# The request
Read through the entries below and return each line with the word "React".

# Information shown
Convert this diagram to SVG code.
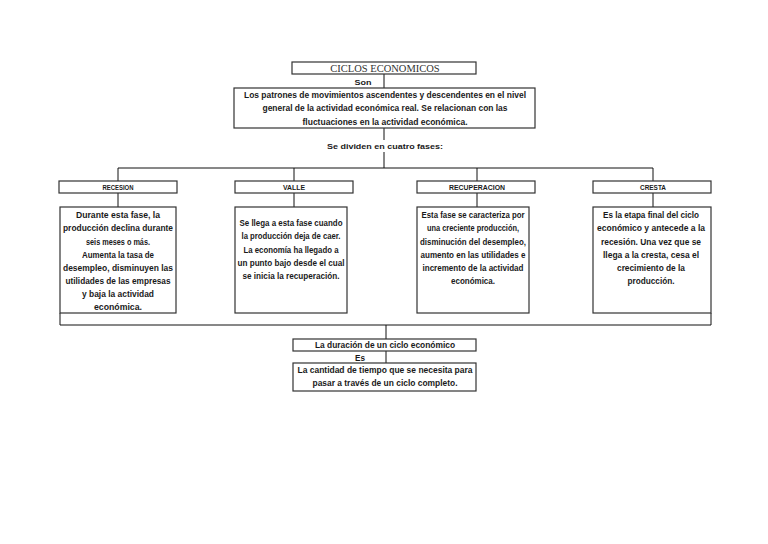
<svg xmlns="http://www.w3.org/2000/svg" width="768" height="544" viewBox="0 0 768 544">
<style>
.box{fill:#fff;stroke:#333;stroke-width:1.2}
.ln{fill:none;stroke:#111;stroke-width:1}
.t{font-family:"Liberation Sans",Arial,sans-serif;font-weight:bold;fill:#1a1a1a;text-anchor:middle}
.c{font-size:8.5px}
.l{font-size:7px}
.m{font-size:9px}
.ttl{font-family:"Liberation Serif","Times New Roman",serif;font-size:10.5px;fill:#333;text-anchor:middle}
</style>
<rect width="768" height="544" fill="#fff"/>
<g id="connectors">
<line class="ln" x1="384" y1="74" x2="384" y2="88"/>
<line class="ln" x1="384" y1="128" x2="384" y2="140"/>
<line class="ln" x1="384" y1="152" x2="384" y2="168"/>
<line class="ln" x1="118" y1="168" x2="653" y2="168"/>
<line class="ln" x1="118" y1="168" x2="118" y2="181"/>
<line class="ln" x1="294" y1="168" x2="294" y2="181"/>
<line class="ln" x1="477" y1="168" x2="477" y2="181"/>
<line class="ln" x1="653" y1="168" x2="653" y2="181"/>
<line class="ln" x1="118" y1="193" x2="118" y2="207"/>
<line class="ln" x1="294" y1="193" x2="294" y2="207"/>
<line class="ln" x1="477" y1="193" x2="477" y2="207"/>
<line class="ln" x1="653" y1="193" x2="653" y2="207"/>
<polyline class="ln" stroke="#333" stroke-width="1.2" points="60,313 60,325 711,325 711,313"/>
<line class="ln" x1="386" y1="325" x2="386" y2="339"/>
<line class="ln" x1="386" y1="351" x2="386" y2="363"/>
</g>
<g id="title">
<rect class="box" x="292" y="62" width="184" height="12"/>
<text class="ttl" x="385" y="71.5">CICLOS ECONOMICOS</text>
</g>
<text class="t l" x="363" y="85" textLength="17" lengthAdjust="spacingAndGlyphs">Son</text>
<g id="definicion">
<rect class="box" x="234" y="88" width="301" height="40"/>
<text class="t m" x="385" y="97.5" textLength="282" lengthAdjust="spacingAndGlyphs">Los patrones de movimientos ascendentes y descendentes en el nivel</text>
<text class="t m" x="385" y="111" textLength="245" lengthAdjust="spacingAndGlyphs">general de la actividad económica real. Se relacionan con las</text>
<text class="t m" x="385" y="124.5" textLength="165" lengthAdjust="spacingAndGlyphs">fluctuaciones en la actividad económica.</text>
</g>
<text class="t l" x="385" y="148.5" textLength="116" lengthAdjust="spacingAndGlyphs">Se dividen en cuatro fases:</text>
<g id="recesion">
<rect class="box" x="59" y="181" width="118" height="12"/>
<text class="t l" x="118" y="189.5" textLength="31" lengthAdjust="spacingAndGlyphs">RECESION</text>
<rect class="box" x="60" y="207" width="116" height="106"/>
<text class="t c" x="118" y="218" textLength="84" lengthAdjust="spacingAndGlyphs">Durante esta fase, la</text>
<text class="t c" x="118" y="231" textLength="110" lengthAdjust="spacingAndGlyphs">producción declina durante</text>
<text class="t c" x="118" y="244.5" textLength="64" lengthAdjust="spacingAndGlyphs">seis meses o  más.</text>
<text class="t c" x="118" y="257.5" textLength="72" lengthAdjust="spacingAndGlyphs">Aumenta la tasa de</text>
<text class="t c" x="118" y="270.5" textLength="110" lengthAdjust="spacingAndGlyphs">desempleo, disminuyen las</text>
<text class="t c" x="118" y="284" textLength="105" lengthAdjust="spacingAndGlyphs">utilidades de las empresas</text>
<text class="t c" x="118" y="297" textLength="72" lengthAdjust="spacingAndGlyphs">y baja la actividad</text>
<text class="t c" x="118" y="310" textLength="48" lengthAdjust="spacingAndGlyphs">económica.</text>
</g>
<g id="valle">
<rect class="box" x="235" y="181" width="118" height="12"/>
<text class="t l" x="294" y="189.5" textLength="22" lengthAdjust="spacingAndGlyphs">VALLE</text>
<rect class="box" x="235" y="207" width="112" height="106"/>
<text class="t c" x="291" y="226" textLength="103" lengthAdjust="spacingAndGlyphs">Se llega a esta fase cuando</text>
<text class="t c" x="291" y="239" textLength="99" lengthAdjust="spacingAndGlyphs">la producción deja de caer.</text>
<text class="t c" x="291" y="252.5" textLength="95" lengthAdjust="spacingAndGlyphs">La economía ha llegado a</text>
<text class="t c" x="291" y="265.5" textLength="107" lengthAdjust="spacingAndGlyphs">un punto bajo desde el cual</text>
<text class="t c" x="291" y="278.5" textLength="97" lengthAdjust="spacingAndGlyphs">se inicia la recuperación.</text>
</g>
<g id="recuperacion">
<rect class="box" x="417" y="181" width="118" height="12"/>
<text class="t l" x="477" y="189.5" textLength="56" lengthAdjust="spacingAndGlyphs">RECUPERACION</text>
<rect class="box" x="417" y="207" width="112" height="106"/>
<text class="t c" x="473" y="218" textLength="103" lengthAdjust="spacingAndGlyphs">Esta fase se caracteriza por</text>
<text class="t c" x="473" y="231" textLength="92" lengthAdjust="spacingAndGlyphs">una creciente producción,</text>
<text class="t c" x="473" y="244.5" textLength="106" lengthAdjust="spacingAndGlyphs">disminución del desempleo,</text>
<text class="t c" x="473" y="257.5" textLength="105" lengthAdjust="spacingAndGlyphs">aumento en las utilidades e</text>
<text class="t c" x="473" y="270.5" textLength="101" lengthAdjust="spacingAndGlyphs">incremento de la actividad</text>
<text class="t c" x="473" y="284" textLength="44" lengthAdjust="spacingAndGlyphs">económica.</text>
</g>
<g id="cresta">
<rect class="box" x="593" y="181" width="118" height="12"/>
<text class="t l" x="653" y="189.5" textLength="26" lengthAdjust="spacingAndGlyphs">CRESTA</text>
<rect class="box" x="593" y="207" width="118" height="106"/>
<text class="t c" x="651" y="218" textLength="96" lengthAdjust="spacingAndGlyphs">Es la etapa final del ciclo</text>
<text class="t c" x="651" y="231" textLength="108" lengthAdjust="spacingAndGlyphs">económico y antecede a la</text>
<text class="t c" x="651" y="244.5" textLength="100" lengthAdjust="spacingAndGlyphs">recesión. Una vez que se</text>
<text class="t c" x="651" y="257.5" textLength="96" lengthAdjust="spacingAndGlyphs">llega a la cresta, cesa el</text>
<text class="t c" x="651" y="270.5" textLength="68" lengthAdjust="spacingAndGlyphs">crecimiento de la</text>
<text class="t c" x="651" y="284" textLength="47" lengthAdjust="spacingAndGlyphs">producción.</text>
</g>
<g id="duracion">
<rect class="box" x="293" y="339" width="183" height="12"/>
<text class="t c" x="385" y="348" textLength="140" lengthAdjust="spacingAndGlyphs">La duración de un ciclo económico</text>
</g>
<text class="t c" x="360" y="360.5" textLength="10" lengthAdjust="spacingAndGlyphs">Es</text>
<g id="definicion-duracion">
<rect class="box" x="293" y="363" width="183" height="28"/>
<text class="t c" x="385" y="373" textLength="175" lengthAdjust="spacingAndGlyphs">La cantidad de tiempo que se necesita para</text>
<text class="t c" x="385" y="386" textLength="145" lengthAdjust="spacingAndGlyphs">pasar a través de un ciclo completo.</text>
</g>
</svg>
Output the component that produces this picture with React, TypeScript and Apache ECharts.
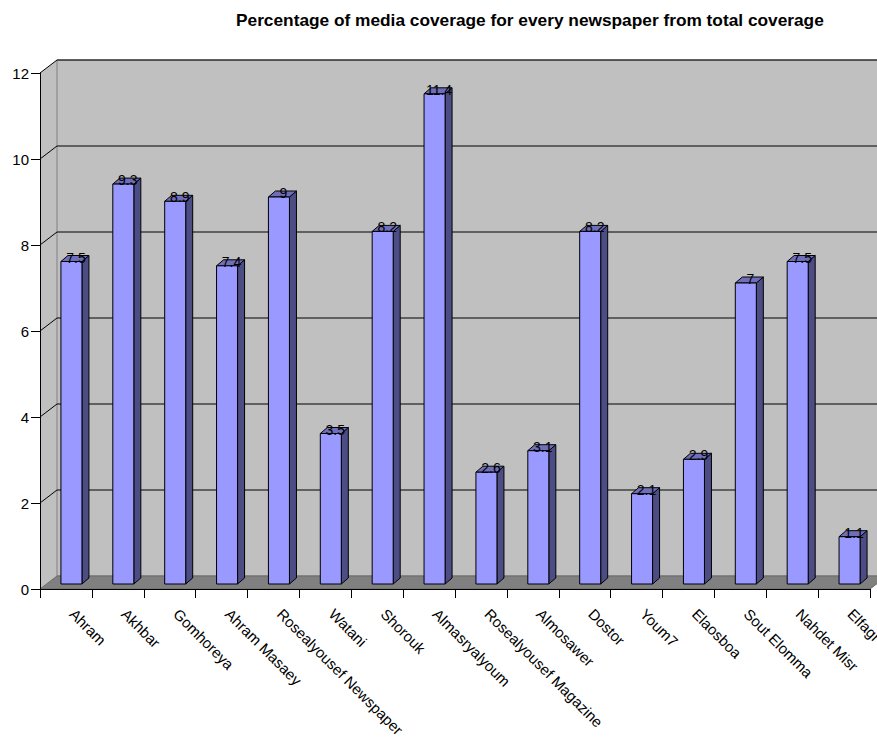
import React, { useEffect, useRef } from "react";
import * as echarts from "echarts";

const titleText = "Percentage of media coverage for every newspaper from total coverage";
const categories = [
  "Ahram", "Akhbar", "Gomhoreya", "Ahram Masaey", "Rosealyousef Newspaper", "Watani",
  "Shorouk", "Almasryalyoum", "Rosealyousef Magazine", "Almosawer", "Dostor", "Youm7",
  "Elaosboa", "Sout Elomma", "Nahdet Misr", "Elfagr",
];
const values = [7.5, 9.3, 8.9, 7.4, 9, 3.5, 8.2, 11.4, 2.6, 3.1, 8.2, 2.1, 2.9, 7, 7.5, 1.1];
const yTicks = [0, 2, 4, 6, 8, 10, 12];

const FONT = "Liberation Sans, Arial, sans-serif";
const DEPTH_X = 17;
const DEPTH_Y = -13;

export default function App() {
  const ref = useRef<HTMLDivElement>(null);
  useEffect(() => {
    if (!ref.current) return;
    const chart = echarts.init(ref.current, null, { renderer: "svg" });
    const last = categories.length - 1;
    const yMax = yTicks[yTicks.length - 1];

    const wallsRender = (params: any, api: any) => {
      const bw = api.size([1, 0])[0];
      const p0 = api.coord([0, 0]);
      const pl = api.coord([last, 0]);
      const x0 = p0[0] - bw / 2;
      const x1 = pl[0] + bw / 2;
      const yb = p0[1];
      const yt = api.coord([0, yMax])[1];
      const children: any[] = [];
      children.push({
        type: "polygon",
        shape: { points: [[x0, yt], [x0 + DEPTH_X, yt + DEPTH_Y], [x0 + DEPTH_X, yb + DEPTH_Y], [x0, yb]] },
        style: { fill: "#C0C0C0", stroke: null },
      });
      children.push({
        type: "rect",
        shape: { x: x0 + DEPTH_X, y: yt + DEPTH_Y, width: x1 - x0, height: yb - yt },
        style: { fill: "#C0C0C0", stroke: "#808080", lineWidth: 1 },
      });
      children.push({
        type: "polygon",
        shape: { points: [[x0, yb], [x0 + DEPTH_X, yb + DEPTH_Y], [x1 + DEPTH_X, yb + DEPTH_Y], [x1, yb]] },
        style: { fill: "#808080", stroke: "#6A6A6A", lineWidth: 1 },
      });
      yTicks.forEach((t) => {
        if (t === 0) return;
        const y = api.coord([0, t])[1];
        children.push({
          type: "polyline",
          shape: { points: [[x0, y], [x0 + DEPTH_X, y + DEPTH_Y], [x1 + DEPTH_X, y + DEPTH_Y]] },
          style: { fill: null, stroke: "#000000", lineWidth: 1 },
        });
      });
      return { type: "group", children };
    };

    const barRender = (params: any, api: any) => {
      const idx = api.value(0);
      const v = api.value(1);
      const bw = api.size([1, 0])[0];
      const top0 = api.coord([idx, v]);
      const base0 = api.coord([idx, 0]);
      const cx = top0[0] + bw * 0.106;
      const w = bw * 0.405;
      const xl = cx - w / 2;
      const xr = cx + w / 2;
      const top = top0[1] - 5;
      const bottom = base0[1] - 5;
      const sdx = 7;
      const sdy = -6;
      return {
        type: "group",
        children: [
          {
            type: "polygon",
            shape: { points: [[xr, top], [xr + sdx, top + sdy], [xr + sdx, bottom + sdy], [xr, bottom]] },
            style: { fill: "#4D4D85", stroke: "#000000", lineWidth: 1 },
          },
          {
            type: "polygon",
            shape: { points: [[xl, top], [xl + sdx, top + sdy], [xr + sdx, top + sdy], [xr, top]] },
            style: { fill: "#6E6EBA", stroke: "#000000", lineWidth: 1 },
          },
          {
            type: "rect",
            shape: { x: xl, y: top, width: w, height: bottom - top },
            style: { fill: "#9999FF", stroke: "#000000", lineWidth: 1 },
          },
          {
            type: "text",
            x: cx + 4.5,
            y: top - 4,
            style: {
              text: String(v),
              fill: "#000000",
              font: `14px ${FONT}`,
              align: "center",
              verticalAlign: "middle",
            },
          },
        ],
      };
    };

    chart.setOption({
      animation: false,
      backgroundColor: "#FFFFFF",
      title: {
        text: titleText,
        left: 231,
        top: 6,
        textStyle: { fontFamily: FONT, fontSize: 17.3, fontWeight: "bold", color: "#000000" },
      },
      grid: {
        left: 40,
        right: 7,
        top: 73,
        bottom: 153,
        containLabel: false,
        outerBoundsMode: "none",
      },
      xAxis: {
        type: "category",
        data: categories,
        axisLine: { show: true, lineStyle: { color: "#000000", width: 1 } },
        axisTick: { show: true, length: 9, alignWithLabel: false, lineStyle: { color: "#000000" } },
        axisLabel: {
          rotate: -45,
          interval: 0,
          margin: 16,
          padding: [0, 0, 0, 9],
          fontFamily: FONT,
          fontSize: 15,
          color: "#000000",
          hideOverlap: false,
        },
        splitLine: { show: false },
      },
      yAxis: {
        type: "value",
        min: 0,
        max: 12,
        interval: 2,
        axisLine: { show: true, lineStyle: { color: "#000000", width: 1 } },
        axisTick: { show: true, length: 9, lineStyle: { color: "#000000" } },
        axisLabel: { margin: 11, fontFamily: FONT, fontSize: 15, color: "#000000" },
        splitLine: { show: false },
      },
      series: [
        {
          type: "custom",
          renderItem: wallsRender,
          data: [[0, 0]],
          z: 0,
          silent: true,
        },
        {
          type: "custom",
          renderItem: barRender,
          data: values.map((v, i) => [i, v]),
          encode: { x: 0, y: 1 },
          z: 2,
        },
      ],
    });
    return () => chart.dispose();
  }, []);
  return <div ref={ref} style={{ position: "absolute", left: 0, top: 0, width: 877, height: 742 }} />;
}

# Reply
Output the component that produces this picture with React, TypeScript and Apache ECharts.
import React, { useEffect, useRef } from "react";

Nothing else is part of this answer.